I lined up with Jo Smith, Keira McVitty and one other. All experienced top class riders and way out of my league! So when the whistle went we ambled around to the section of the track we had to stop in. I rode slower and slower, getting teased by the judge who told me to keep going, and eventually rolled past Keira and gave up just upsides Jo…. who promptly over balanced behind me and followed me out. Then they blew the whistle…

Picture courtesy of Phil Booth 

I cannot thank Alex enough, letting me borrow his track bike, setting it up, keeping me laughing even when I was completely knackered and trying very hard to put up with teaching me to track stand. You, my lovely, are a superstar. A proper mate as well. Much appreciated and rather humbled.

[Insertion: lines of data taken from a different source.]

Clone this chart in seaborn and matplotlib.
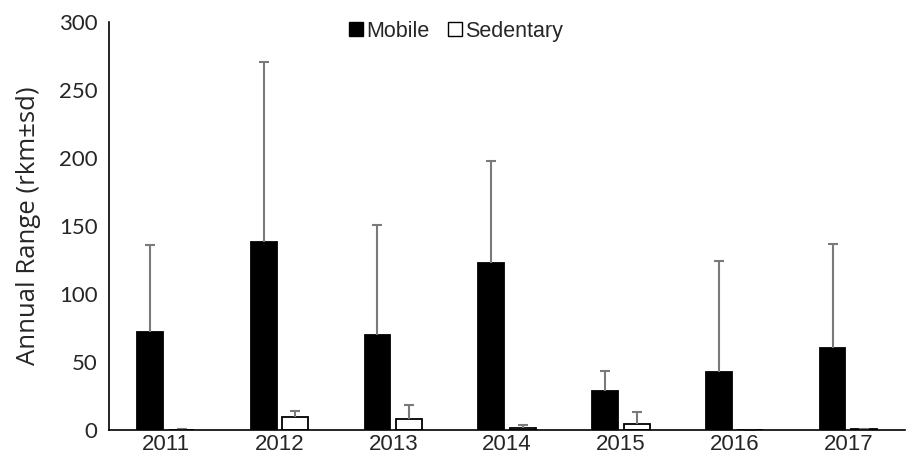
import matplotlib
matplotlib.use("Agg")
import matplotlib.pyplot as plt
from matplotlib.patches import Patch
import numpy as np
import pandas as pd
import seaborn as sns

# Annual range per year, mean and standard deviation (rkm)
years = ["2011", "2012", "2013", "2014", "2015", "2016", "2017"]
groups = ["Mobile", "Sedentary"]
mobile_mean = [71.8, 138.0, 70.1, 122.5, 28.3, 42.3, 60.3]
mobile_sd = [64.5, 132.6, 80.7, 75.1, 14.7, 82.2, 76.5]
sedentary_mean = [0.3, 9.6, 8.0, 1.3, 4.4, 0.2, 0.4]
sedentary_sd = [0.5, 4.6, 10.5, 2.2, 8.6, 0.1, 0.2]
y_ticks = [0, 50, 100, 150, 200, 250, 300]

df = pd.DataFrame({
    "Year": years * 2,
    "Group": [groups[0]] * len(years) + [groups[1]] * len(years),
    "Range": mobile_mean + sedentary_mean,
    "SD": mobile_sd + sedentary_sd,
})

sns.set_style("white")
plt.rcParams["font.family"] = ["Liberation Sans", "DejaVu Sans"]

fig = plt.figure(figsize=(9.07, 4.55), dpi=100)
ax = fig.add_axes([0.120, 0.055, 0.878, 0.897])

sns.barplot(
    data=df, x="Year", y="Range", hue="Group", order=years, hue_order=groups,
    palette={"Mobile": "black", "Sedentary": "white"},
    width=0.555, gap=0.18, errorbar=None, legend=False, ax=ax,
    edgecolor="black", linewidth=1.3,
)

# Upper-only standard deviation whiskers placed on each bar
for container, grp in zip(ax.containers, groups):
    sub = df[df["Group"] == grp].set_index("Year").loc[years]
    xs = [p.get_x() + p.get_width() / 2 for p in container.patches]
    eb = ax.errorbar(
        xs, sub["Range"].values,
        yerr=[np.zeros(len(xs)), sub["SD"].values],
        fmt="none", ecolor="#7a7a7a", elinewidth=1.5, capsize=3.8,
        capthick=1.5, zorder=1,
    )
    # hide the cap at the bar top (zero lower error)
    eb[1][0].set_visible(False)

ax.set_ylim(0, 300)
ax.set_xlim(-0.5, len(years) - 0.5)
ax.set_yticks(y_ticks)
ax.set_yticklabels([str(t) for t in y_ticks], fontfamily="Lato", fontsize=16)
ax.set_xticks(range(len(years)))
ax.set_xticklabels(years, fontsize=16)
ax.tick_params(axis="y", length=0, pad=8)
ax.tick_params(axis="x", length=0, pad=3)
ax.set_xlabel("")
ax.set_ylabel("Annual Range (rkm\u00b1sd)", fontfamily="Open Sans", fontsize=18.5, labelpad=13)

for side in ["top", "right"]:
    ax.spines[side].set_visible(False)
for side in ["left", "bottom"]:
    ax.spines[side].set_color("black")
    ax.spines[side].set_linewidth(1.2)

handles = [
    Patch(facecolor="black", edgecolor="black", label="Mobile"),
    Patch(facecolor="white", edgecolor="black", linewidth=1.0, label="Sedentary"),
]
ax.legend(
    handles=handles, loc="upper center", bbox_to_anchor=(0.436, 1.05),
    ncol=2, frameon=False, fontsize=15.5, handlelength=0.65, handleheight=0.65,
    handletextpad=0.15, columnspacing=0.85,
)

fig.savefig("out.png", dpi=100)
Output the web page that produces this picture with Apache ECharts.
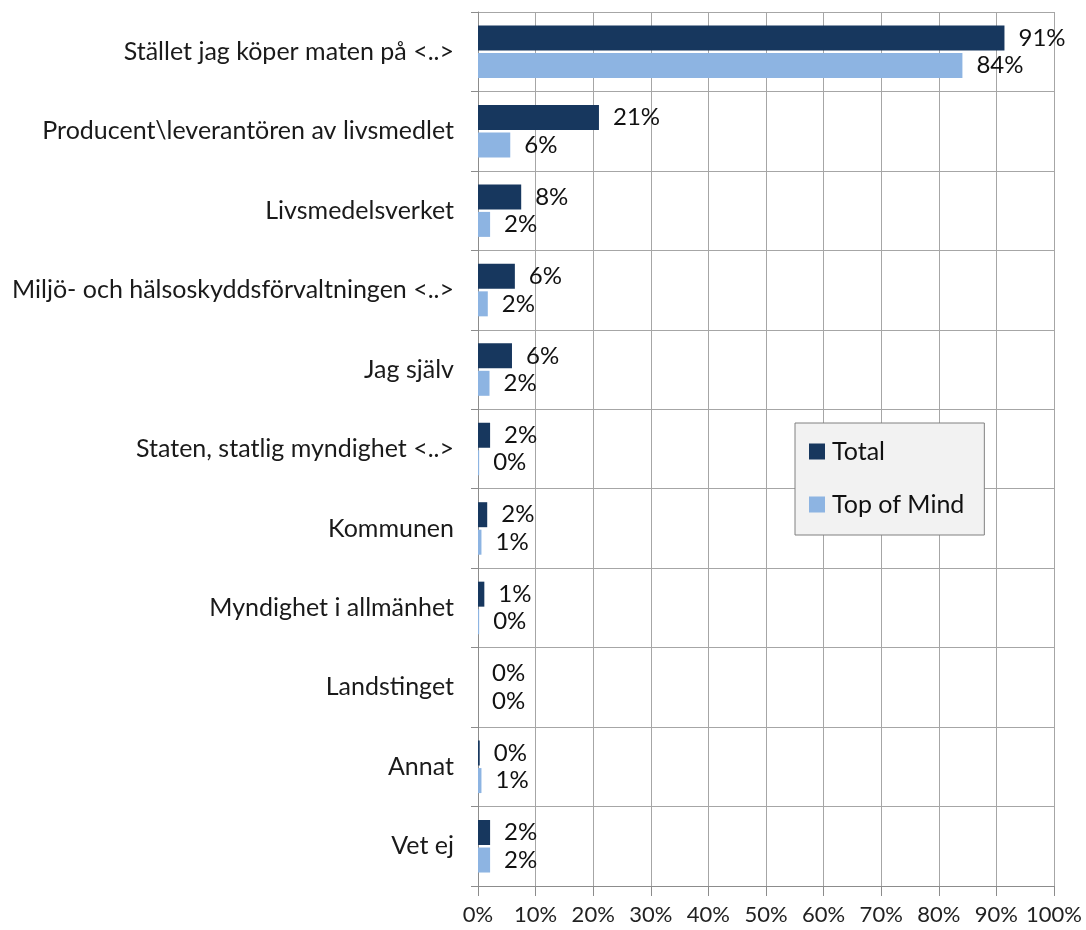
<!doctype html>
<html>
    <head>
        <meta charset="utf-8">
        <title>Källor - bar</title>
        <style>
            html, body { margin: 0; padding: 0; background: #fff; }
            #main { width: 1086px; height: 930px; }
        </style>
    </head>
    <body>
        <div id="main"></div>
        <script src="https://cdn.jsdelivr.net/npm/echarts@6/dist/echarts.min.js"></script>
        <script>
            var chart = echarts.init(document.getElementById('main'));

            var categories = [
                'Stället jag köper maten på <..>',
                'Producent\\leverantören av livsmedlet',
                'Livsmedelsverket',
                'Miljö- och hälsoskyddsförvaltningen <..>',
                'Jag själv',
                'Staten, statlig myndighet <..>',
                'Kommunen',
                'Myndighet i allmänhet',
                'Landstinget',
                'Annat',
                'Vet ej'
            ];
            var total = [91.4, 21.0, 7.5, 6.4, 5.9, 2.1, 1.6, 1.1, 0, 0.3, 2.1];
            var topOfMind = [84.1, 5.6, 2.1, 1.7, 2.0, 0.2, 0.6, 0.2, 0, 0.6, 2.1];

            var FONT = 'Lato';
            var labelFmt = function (p) {
                return Math.round(p.value) + '%';
            };

            chart.setOption({
                animation: false,
                textStyle: { fontFamily: FONT },
                grid: {
                    left: 478,
                    right: 32,
                    top: 12,
                    bottom: 44,
                    containLabel: false
                },
                legend: {
                    orient: 'vertical',
                    left: 795,
                    top: 423,
                    width: 160,
                    padding: [16, 20, 18, 14],
                    backgroundColor: '#f2f2f2',
                    borderColor: '#808080',
                    borderWidth: 1,
                    itemWidth: 16,
                    itemHeight: 16,
                    itemGap: 28,
                    icon: 'rect',
                    textStyle: {
                        fontFamily: FONT,
                        fontSize: 25,
                        color: '#111',
                        padding: [0, 0, 0, 2]
                    },
                    data: ['Total', 'Top of Mind']
                },
                xAxis: {
                    type: 'value',
                    min: 0,
                    max: 100,
                    interval: 10,
                    axisLine: { show: true, lineStyle: { color: '#8c8c8c' } },
                    axisTick: { show: true, length: 10, lineStyle: { color: '#8c8c8c' } },
                    splitLine: { show: true, lineStyle: { color: '#a6a6a6', width: 1 } },
                    axisLabel: {
                        formatter: '{value}%',
                        fontFamily: FONT,
                        fontSize: 22,
                        color: '#222',
                        margin: 18
                    }
                },
                yAxis: {
                    type: 'category',
                    inverse: true,
                    data: categories,
                    axisLine: { show: true, lineStyle: { color: '#8c8c8c' } },
                    axisTick: { show: true, length: 7, lineStyle: { color: '#8c8c8c' } },
                    splitLine: { show: true, lineStyle: { color: '#a6a6a6', width: 1 } },
                    axisLabel: {
                        fontFamily: FONT,
                        fontSize: 25,
                        color: '#1a1a1a',
                        margin: 24
                    }
                },
                series: [{
                    name: 'Total',
                    type: 'bar',
                    data: total,
                    barWidth: 25,
                    barGap: '10%',
                    itemStyle: { color: '#17375e' },
                    label: {
                        show: true,
                        position: 'right',
                        distance: 14,
                        formatter: labelFmt,
                        fontFamily: FONT,
                        fontSize: 24,
                        color: '#111'
                    }
                }, {
                    name: 'Top of Mind',
                    type: 'bar',
                    data: topOfMind,
                    barWidth: 25,
                    itemStyle: { color: '#8db4e2' },
                    label: {
                        show: true,
                        position: 'right',
                        distance: 14,
                        formatter: labelFmt,
                        fontFamily: FONT,
                        fontSize: 24,
                        color: '#111'
                    }
                }]
            });

            window.addEventListener('resize', function () {
                chart.resize();
            });
        </script>
    </body>
</html>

Phil, you’re a diamond too. You’re encouragement is exactly what I needed – especially when I wasn’t sure about riding it at all. 

Medway Velo has been so supportive and I hope I did them proud today. Huge thanks to Jo and Rob for being supportive too.

Here’s to grasstrack next weekend where I will be with the best group of people I’ve met!


Ride London Day 1

Today I’m here at the Expo in the Excel, working for Sigma Sport on the Sigma/ Extra stand. Having been picked up at 6, it’s the lull at lunchtime  (alright ‘late’ lunchtime) that’s let me get out for food and a quick blog post. There’s a load of my favourite people here that I don’t get too see as often as I’d like. Shelley, Mark, Rob and Joe from Conti UK  (I’ll be working with some of them over the weekend), Rory from Upgrade, some of the Hot Chillee crew, my super landlord Jon from Vittoria…. and a few more.

I like working events like this despite the long days, it’s such a great chance to interact with people – not just customers, but people from all over. 

A lot of people are here to do the sportive for charity, for causes that are near and dear to them and that in itself is special. Others to do it just to say they’ve ridden the same roads as the pros on Sunday.

So. I’m here with Sigma today and tomorrow. With Continental on Saturday, and at the cattle market in Kingston with Continental for the activation zone in Sunday. Don’t be afraid to come and say hi if you are around!

Another roller session planned for this evening as I won’t be doing much for the next few days!

#keepsmiling #thankgodforfriends 

Aim For the Stars

EDITED TO INCLUDE THE FOLLOWING: Sally is lending me a road bike and I can use her rollers. Rob has a turbo I can borrow for a while. This is what friends are for. Also thanks to Phil, Alex, Steve and Tom #mycrew #thisiswhatfriendsarefor #MedwayMassive

@swordpanda has also offered to help me out with a training plan when I’ve healed after dental surgery. 

Well. Not quite the stars. I mean I have an ice gel pack currently resting across my face after dental surgery yesterday so I can’t exactly do much. Walking in a straight line would be a bonus. But I need something to aim at.

You know I don’t have any of the following; road bike, turbo, rollers, hr monitor, power meter or any idea of how to go about training. But I do have a great bunch of friends at Medway Velo who have helped me out no end.

Having Paris Roubaix Challenge to aim at was hard and I’d had no specific training other than increasing the miles. But with everything going a bit wrong at the moment, I need to aim at something.

Despite ‘my’ road bike being requested back at work, a few days after breaking a spoke on the loaned wheels and less than a week after getting hit by a pedestrian and a car, I’m trying very hard to look forward. I can’t ride a bike/ do much for a week and having a mouthful of blood isn’t really conducive to doing much. 

So I’ve entered the Green Arrow grasstrack on the 14th August. It’s not the biggest event ever but it is one that I didn’t think I’d be able to do.

Ride London Expo is next week, Thursday and Friday with my employer Sigma Sport and Saturday and Sunday with Conti UK. Not much chance for riding a bike anyway! 

I know I’m not very good, that I don’t know anything much about training or fixing bikes. Does it really matter? Are you brave or bonkers enough to have a go?

I’ll always try. I always want to learn, even if no one wants to teach me or help me out, I’ll be doing the best I can.
Having been underestimated by so many for so long, I’m truly grateful for those that are now my friends, the willingness to put a bit of belief and support behind me.